======== Records ========

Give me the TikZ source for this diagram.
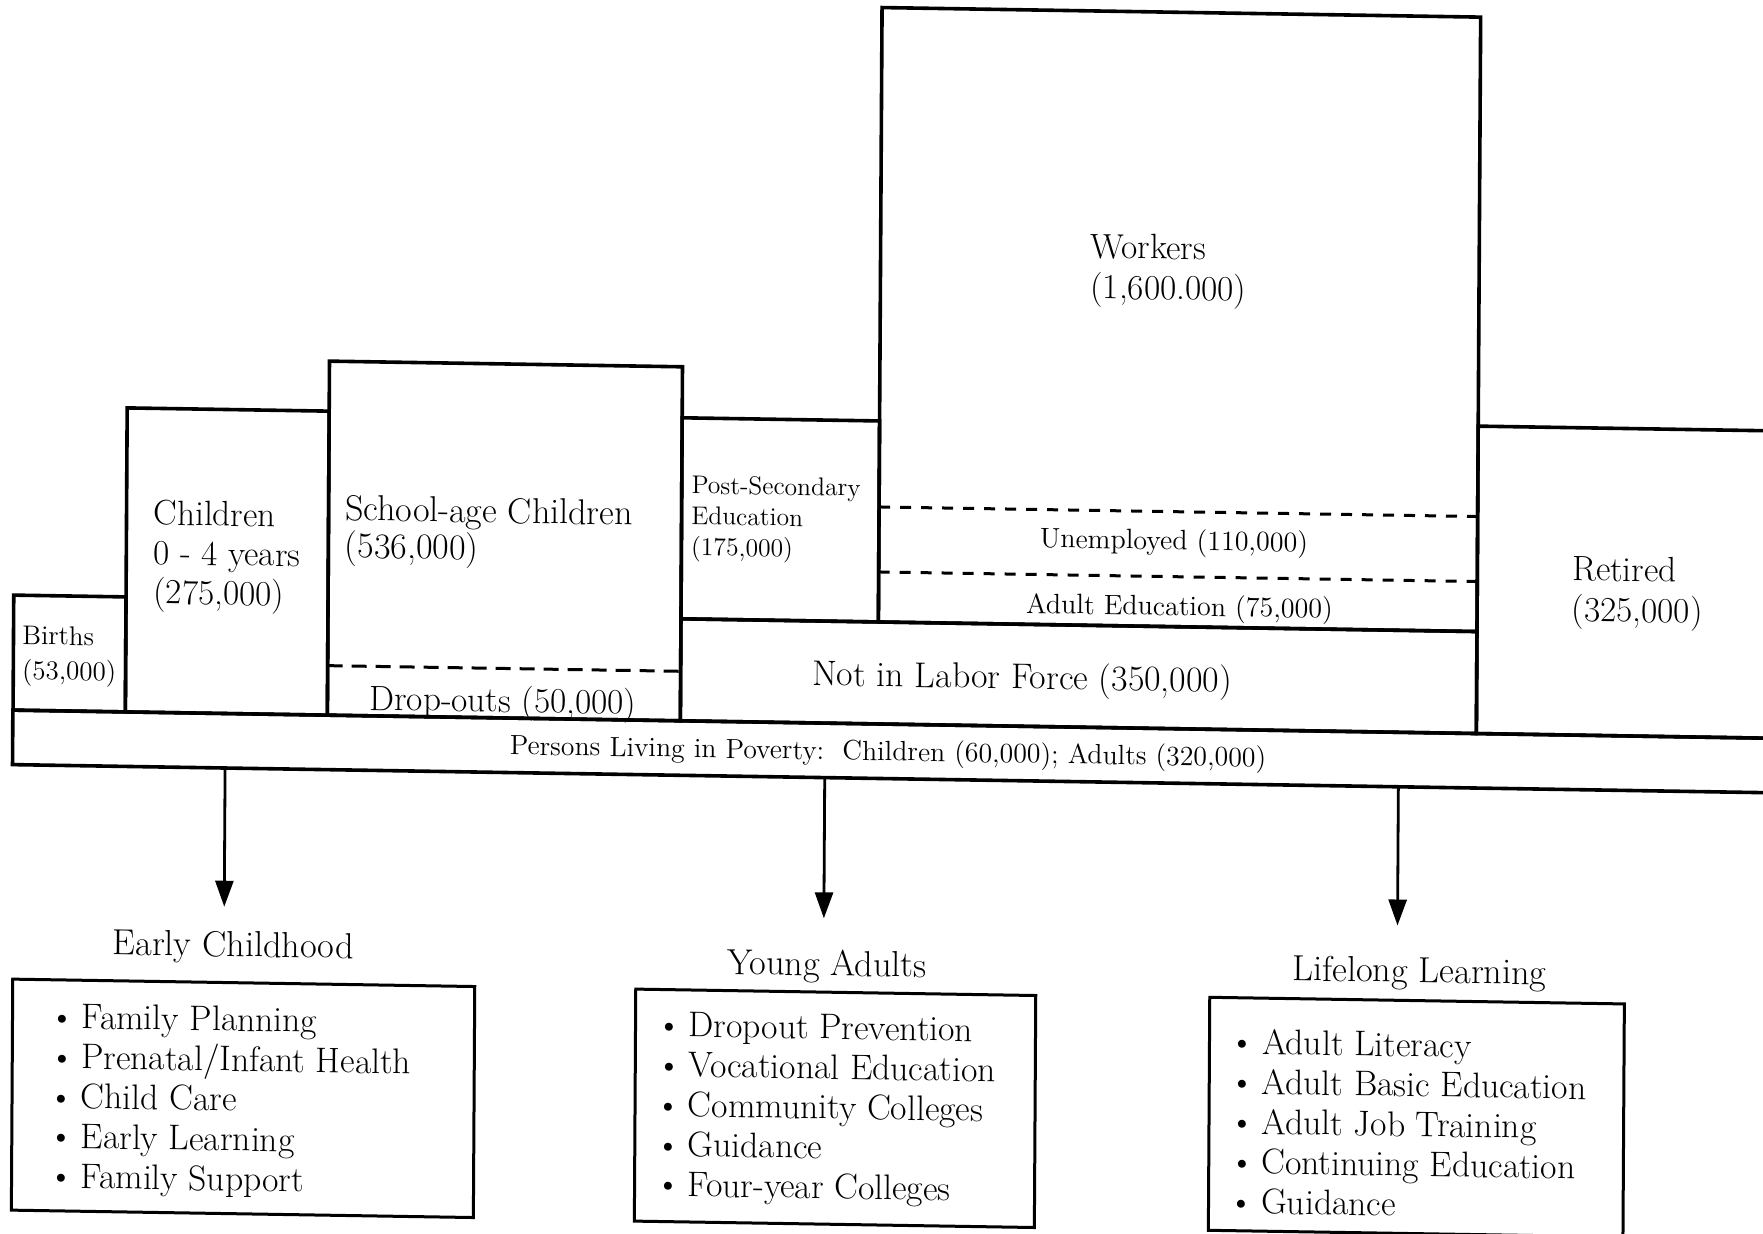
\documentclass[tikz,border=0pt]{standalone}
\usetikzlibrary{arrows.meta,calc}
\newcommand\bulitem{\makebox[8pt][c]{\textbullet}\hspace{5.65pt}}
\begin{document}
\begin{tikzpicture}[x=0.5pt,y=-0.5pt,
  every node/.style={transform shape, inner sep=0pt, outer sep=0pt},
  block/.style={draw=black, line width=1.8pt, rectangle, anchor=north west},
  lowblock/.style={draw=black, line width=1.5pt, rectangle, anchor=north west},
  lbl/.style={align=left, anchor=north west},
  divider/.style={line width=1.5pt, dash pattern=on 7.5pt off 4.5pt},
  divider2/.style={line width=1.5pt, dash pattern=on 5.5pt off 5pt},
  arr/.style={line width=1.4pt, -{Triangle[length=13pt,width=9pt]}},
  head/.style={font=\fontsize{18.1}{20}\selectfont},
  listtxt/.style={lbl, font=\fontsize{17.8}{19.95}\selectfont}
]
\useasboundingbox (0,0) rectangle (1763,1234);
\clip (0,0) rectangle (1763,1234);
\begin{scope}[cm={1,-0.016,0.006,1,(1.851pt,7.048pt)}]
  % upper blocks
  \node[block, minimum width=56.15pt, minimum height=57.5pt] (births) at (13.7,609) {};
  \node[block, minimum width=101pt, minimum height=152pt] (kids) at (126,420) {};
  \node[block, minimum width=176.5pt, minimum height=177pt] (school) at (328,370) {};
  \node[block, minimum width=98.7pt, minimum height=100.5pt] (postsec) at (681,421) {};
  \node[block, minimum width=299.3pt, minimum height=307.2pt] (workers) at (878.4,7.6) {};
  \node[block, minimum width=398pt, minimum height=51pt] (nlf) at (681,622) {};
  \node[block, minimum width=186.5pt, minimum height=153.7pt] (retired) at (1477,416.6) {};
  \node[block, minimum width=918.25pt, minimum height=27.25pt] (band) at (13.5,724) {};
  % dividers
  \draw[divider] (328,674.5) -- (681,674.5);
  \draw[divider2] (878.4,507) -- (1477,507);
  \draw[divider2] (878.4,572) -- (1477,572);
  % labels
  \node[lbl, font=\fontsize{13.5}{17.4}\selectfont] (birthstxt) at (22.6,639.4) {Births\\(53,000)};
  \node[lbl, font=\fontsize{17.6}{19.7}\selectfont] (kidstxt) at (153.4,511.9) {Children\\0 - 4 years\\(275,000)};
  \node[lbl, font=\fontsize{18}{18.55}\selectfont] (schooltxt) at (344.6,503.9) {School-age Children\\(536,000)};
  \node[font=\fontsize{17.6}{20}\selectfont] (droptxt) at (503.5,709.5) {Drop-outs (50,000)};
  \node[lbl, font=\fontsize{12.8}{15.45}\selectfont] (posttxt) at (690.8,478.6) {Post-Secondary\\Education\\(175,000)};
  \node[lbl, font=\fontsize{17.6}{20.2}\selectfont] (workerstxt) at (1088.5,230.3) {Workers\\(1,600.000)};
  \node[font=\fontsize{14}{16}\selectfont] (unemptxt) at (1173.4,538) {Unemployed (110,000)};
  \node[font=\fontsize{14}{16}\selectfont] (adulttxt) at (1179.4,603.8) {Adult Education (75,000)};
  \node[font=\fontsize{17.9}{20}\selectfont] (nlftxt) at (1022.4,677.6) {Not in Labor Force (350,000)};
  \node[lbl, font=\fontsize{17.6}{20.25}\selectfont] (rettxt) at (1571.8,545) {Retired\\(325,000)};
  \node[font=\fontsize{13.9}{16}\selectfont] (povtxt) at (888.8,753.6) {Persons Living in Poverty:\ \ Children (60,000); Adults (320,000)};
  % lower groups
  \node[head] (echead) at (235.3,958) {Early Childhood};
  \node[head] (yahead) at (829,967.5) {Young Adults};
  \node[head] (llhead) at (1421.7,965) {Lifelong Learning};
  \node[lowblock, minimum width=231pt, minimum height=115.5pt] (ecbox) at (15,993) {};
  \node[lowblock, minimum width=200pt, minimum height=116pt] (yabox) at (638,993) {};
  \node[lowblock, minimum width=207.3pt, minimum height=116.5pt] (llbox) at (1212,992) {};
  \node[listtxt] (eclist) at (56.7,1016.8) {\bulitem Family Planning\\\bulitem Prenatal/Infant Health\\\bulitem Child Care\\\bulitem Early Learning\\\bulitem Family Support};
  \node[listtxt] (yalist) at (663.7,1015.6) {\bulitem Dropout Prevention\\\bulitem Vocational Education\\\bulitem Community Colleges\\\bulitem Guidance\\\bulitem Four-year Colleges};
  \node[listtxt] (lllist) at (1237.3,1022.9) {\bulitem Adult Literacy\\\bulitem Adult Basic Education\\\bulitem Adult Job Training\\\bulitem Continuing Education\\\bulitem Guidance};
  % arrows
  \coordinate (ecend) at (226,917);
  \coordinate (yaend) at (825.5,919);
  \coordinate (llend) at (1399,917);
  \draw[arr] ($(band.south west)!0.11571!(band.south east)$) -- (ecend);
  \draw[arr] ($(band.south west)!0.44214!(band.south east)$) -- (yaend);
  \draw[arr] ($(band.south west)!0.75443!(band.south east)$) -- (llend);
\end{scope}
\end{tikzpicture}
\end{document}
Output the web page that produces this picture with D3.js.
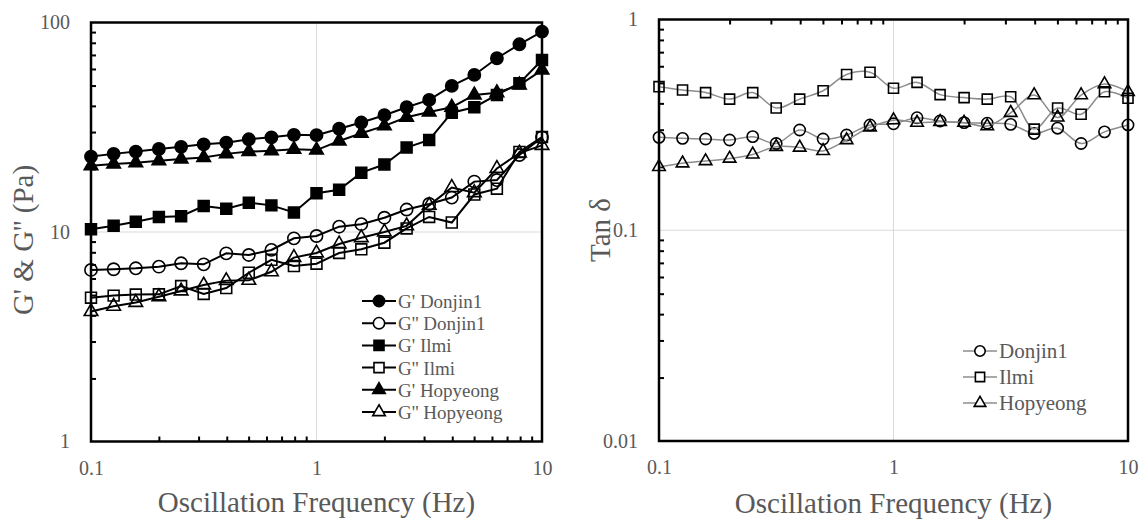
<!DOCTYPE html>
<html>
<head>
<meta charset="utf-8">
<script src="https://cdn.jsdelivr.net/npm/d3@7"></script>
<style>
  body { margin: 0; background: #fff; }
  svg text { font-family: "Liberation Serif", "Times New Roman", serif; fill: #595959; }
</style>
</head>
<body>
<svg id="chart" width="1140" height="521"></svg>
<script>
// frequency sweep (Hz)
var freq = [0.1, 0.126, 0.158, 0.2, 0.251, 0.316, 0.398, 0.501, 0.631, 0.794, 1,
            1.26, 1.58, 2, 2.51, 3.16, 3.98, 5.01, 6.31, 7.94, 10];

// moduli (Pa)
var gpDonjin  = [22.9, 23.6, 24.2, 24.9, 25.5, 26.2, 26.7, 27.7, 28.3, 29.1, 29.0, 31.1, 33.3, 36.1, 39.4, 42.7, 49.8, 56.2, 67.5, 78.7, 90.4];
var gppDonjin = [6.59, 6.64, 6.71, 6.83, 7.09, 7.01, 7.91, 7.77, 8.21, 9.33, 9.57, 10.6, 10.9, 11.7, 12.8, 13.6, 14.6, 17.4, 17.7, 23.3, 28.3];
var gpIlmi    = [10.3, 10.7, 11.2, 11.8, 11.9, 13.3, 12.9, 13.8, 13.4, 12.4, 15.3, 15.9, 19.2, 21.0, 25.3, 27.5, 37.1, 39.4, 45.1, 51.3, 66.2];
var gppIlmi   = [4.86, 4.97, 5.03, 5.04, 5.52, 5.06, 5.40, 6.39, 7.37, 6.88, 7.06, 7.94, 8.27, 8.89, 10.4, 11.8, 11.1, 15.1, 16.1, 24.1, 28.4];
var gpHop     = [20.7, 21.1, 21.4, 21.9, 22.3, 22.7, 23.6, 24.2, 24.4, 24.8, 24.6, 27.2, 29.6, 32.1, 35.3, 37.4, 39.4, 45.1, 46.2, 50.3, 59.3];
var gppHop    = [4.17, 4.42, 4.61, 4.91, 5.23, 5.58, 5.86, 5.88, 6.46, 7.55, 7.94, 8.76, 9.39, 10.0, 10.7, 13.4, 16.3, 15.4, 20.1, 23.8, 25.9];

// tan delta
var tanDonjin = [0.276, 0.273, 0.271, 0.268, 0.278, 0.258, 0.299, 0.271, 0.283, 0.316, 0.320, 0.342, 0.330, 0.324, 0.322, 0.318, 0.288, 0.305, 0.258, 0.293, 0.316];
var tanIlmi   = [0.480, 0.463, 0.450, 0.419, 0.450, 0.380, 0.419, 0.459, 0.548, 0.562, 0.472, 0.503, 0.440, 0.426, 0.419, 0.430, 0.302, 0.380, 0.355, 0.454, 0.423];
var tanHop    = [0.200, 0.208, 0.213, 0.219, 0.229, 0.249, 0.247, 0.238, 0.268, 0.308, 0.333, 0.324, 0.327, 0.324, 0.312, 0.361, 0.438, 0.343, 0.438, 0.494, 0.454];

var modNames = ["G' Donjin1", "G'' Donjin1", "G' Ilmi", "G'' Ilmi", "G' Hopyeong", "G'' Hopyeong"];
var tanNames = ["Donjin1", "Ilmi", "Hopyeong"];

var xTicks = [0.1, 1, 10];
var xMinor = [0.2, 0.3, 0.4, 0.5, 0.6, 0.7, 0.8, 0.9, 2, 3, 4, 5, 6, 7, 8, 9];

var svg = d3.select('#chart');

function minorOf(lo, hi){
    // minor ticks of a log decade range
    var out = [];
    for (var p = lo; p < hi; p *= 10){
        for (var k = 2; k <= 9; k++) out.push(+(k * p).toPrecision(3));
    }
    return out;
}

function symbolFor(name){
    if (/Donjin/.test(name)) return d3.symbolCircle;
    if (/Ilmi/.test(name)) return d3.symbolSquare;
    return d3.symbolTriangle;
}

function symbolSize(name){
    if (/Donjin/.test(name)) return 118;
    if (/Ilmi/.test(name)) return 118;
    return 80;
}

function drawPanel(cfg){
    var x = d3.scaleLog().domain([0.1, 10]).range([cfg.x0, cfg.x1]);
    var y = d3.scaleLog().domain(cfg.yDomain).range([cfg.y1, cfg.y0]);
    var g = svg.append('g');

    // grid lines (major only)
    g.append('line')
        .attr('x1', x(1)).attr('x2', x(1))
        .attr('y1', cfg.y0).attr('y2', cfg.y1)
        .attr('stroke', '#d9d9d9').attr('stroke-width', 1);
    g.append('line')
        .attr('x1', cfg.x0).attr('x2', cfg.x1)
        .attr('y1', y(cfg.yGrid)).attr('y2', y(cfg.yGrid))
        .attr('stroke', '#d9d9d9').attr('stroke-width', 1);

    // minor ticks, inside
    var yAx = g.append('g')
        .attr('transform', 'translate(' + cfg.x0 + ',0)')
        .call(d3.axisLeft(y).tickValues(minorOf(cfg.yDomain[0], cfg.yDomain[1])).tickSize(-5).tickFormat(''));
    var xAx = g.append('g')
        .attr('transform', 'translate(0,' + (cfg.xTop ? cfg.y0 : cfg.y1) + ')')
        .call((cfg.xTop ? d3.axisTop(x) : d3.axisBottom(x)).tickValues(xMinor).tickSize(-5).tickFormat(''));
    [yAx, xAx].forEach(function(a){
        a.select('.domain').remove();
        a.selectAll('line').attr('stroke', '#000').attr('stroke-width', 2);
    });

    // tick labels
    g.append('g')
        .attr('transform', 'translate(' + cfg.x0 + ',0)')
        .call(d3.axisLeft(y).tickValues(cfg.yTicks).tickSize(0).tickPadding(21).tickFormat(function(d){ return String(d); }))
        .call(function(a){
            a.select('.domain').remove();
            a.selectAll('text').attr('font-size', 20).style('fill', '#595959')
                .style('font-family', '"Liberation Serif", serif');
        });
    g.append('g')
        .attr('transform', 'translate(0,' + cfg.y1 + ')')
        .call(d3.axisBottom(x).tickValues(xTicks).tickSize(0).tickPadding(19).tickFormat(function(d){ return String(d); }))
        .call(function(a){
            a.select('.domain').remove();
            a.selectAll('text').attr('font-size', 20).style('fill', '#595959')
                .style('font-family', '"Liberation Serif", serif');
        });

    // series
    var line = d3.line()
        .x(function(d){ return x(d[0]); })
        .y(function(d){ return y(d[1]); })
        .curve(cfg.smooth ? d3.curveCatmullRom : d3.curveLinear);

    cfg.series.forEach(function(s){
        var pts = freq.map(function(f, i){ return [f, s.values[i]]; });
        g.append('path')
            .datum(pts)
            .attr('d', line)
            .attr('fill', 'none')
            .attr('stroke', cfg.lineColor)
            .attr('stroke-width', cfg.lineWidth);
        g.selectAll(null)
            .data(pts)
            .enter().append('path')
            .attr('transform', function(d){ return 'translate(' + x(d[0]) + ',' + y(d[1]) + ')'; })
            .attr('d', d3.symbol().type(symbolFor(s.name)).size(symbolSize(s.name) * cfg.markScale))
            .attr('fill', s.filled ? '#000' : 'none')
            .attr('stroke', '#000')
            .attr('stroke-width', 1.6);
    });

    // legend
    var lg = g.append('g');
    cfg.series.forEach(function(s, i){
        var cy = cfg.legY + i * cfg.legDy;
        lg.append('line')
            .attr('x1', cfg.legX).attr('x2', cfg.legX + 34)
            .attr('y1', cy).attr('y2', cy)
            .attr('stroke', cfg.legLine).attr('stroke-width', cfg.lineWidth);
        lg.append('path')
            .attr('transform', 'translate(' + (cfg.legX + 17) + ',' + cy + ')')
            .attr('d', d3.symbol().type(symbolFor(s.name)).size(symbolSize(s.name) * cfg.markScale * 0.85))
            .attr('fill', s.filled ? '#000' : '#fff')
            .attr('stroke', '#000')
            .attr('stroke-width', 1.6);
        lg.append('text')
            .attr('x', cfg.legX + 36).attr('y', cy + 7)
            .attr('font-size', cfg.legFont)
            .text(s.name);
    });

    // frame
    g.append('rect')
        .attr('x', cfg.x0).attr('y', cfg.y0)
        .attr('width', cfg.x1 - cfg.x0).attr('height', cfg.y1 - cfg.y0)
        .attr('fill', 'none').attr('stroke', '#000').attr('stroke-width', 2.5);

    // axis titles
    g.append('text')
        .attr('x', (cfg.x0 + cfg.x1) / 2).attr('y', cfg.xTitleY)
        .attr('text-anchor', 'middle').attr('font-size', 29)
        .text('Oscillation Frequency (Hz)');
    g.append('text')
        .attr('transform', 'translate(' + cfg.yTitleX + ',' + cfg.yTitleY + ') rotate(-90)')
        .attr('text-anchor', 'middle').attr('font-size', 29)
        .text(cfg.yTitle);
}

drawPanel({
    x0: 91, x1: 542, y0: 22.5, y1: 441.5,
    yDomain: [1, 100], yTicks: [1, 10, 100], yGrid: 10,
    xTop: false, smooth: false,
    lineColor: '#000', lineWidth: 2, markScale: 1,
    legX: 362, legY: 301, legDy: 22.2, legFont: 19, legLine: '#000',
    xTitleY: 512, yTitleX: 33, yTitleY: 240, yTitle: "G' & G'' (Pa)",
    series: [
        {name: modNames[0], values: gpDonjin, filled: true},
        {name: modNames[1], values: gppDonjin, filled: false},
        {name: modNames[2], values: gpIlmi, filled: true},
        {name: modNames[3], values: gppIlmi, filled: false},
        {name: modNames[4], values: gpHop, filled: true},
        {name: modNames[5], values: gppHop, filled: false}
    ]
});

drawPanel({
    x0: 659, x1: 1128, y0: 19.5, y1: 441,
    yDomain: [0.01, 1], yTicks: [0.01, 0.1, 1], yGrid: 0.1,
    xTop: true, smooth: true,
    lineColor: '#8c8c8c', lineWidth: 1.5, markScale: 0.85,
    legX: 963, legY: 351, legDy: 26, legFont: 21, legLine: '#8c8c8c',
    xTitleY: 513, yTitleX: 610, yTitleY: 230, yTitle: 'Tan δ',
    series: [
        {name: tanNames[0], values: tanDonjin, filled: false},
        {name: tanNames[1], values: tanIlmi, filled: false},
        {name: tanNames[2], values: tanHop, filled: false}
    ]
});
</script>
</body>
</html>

========

Short task>
In the listing above, find the lines holding the word "this" and copy them.

Reply>
Give me the TikZ source for this diagram.
Output the web page that produces this picture with D3.js.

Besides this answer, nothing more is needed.